● Working data
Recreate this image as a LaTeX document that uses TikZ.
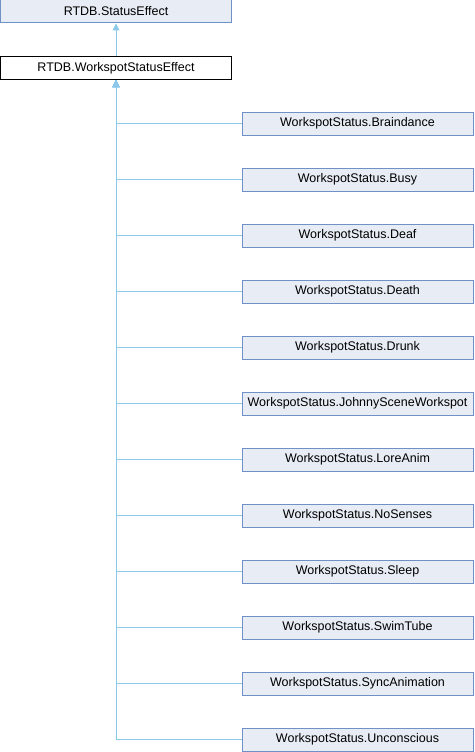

* * *

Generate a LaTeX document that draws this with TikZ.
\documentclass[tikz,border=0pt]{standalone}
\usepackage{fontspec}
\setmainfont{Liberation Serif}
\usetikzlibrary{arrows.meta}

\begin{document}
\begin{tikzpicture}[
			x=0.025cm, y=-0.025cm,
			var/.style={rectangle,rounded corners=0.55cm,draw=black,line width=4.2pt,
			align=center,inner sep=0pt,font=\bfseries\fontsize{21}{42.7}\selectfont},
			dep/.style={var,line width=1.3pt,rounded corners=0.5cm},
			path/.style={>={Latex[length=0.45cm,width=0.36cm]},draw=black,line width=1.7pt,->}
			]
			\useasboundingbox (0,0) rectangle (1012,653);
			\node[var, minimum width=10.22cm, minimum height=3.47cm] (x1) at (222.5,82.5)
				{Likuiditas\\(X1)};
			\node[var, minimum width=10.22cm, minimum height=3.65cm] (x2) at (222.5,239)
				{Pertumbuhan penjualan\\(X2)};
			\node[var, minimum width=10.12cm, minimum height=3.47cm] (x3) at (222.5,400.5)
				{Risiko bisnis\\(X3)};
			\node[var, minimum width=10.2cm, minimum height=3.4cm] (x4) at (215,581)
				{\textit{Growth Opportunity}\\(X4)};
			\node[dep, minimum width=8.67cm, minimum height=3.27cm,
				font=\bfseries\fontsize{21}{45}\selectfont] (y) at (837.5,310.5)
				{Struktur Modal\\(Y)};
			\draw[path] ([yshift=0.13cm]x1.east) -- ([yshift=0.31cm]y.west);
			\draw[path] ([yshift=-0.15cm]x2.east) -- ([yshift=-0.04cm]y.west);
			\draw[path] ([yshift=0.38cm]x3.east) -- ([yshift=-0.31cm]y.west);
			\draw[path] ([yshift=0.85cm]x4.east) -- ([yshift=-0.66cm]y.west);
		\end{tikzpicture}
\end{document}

---

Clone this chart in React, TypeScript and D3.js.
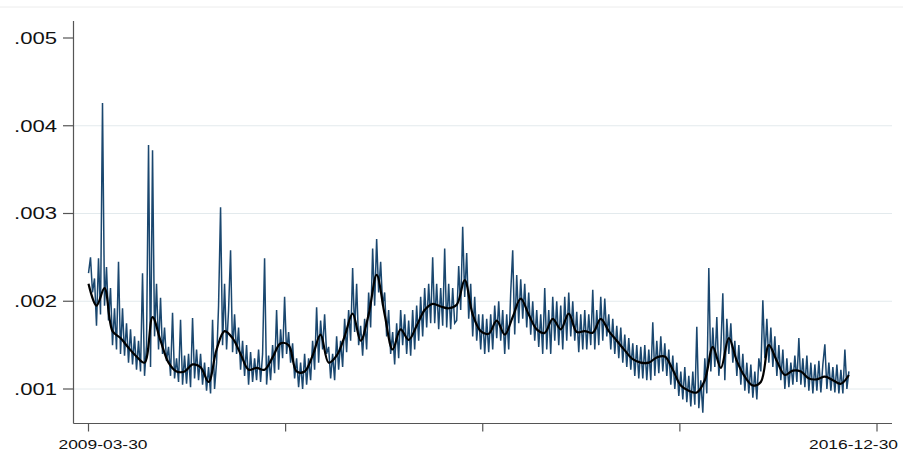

● Task instructions
Your answer should be a single number: how many lines in the data above include "that"?

● Exercise output
2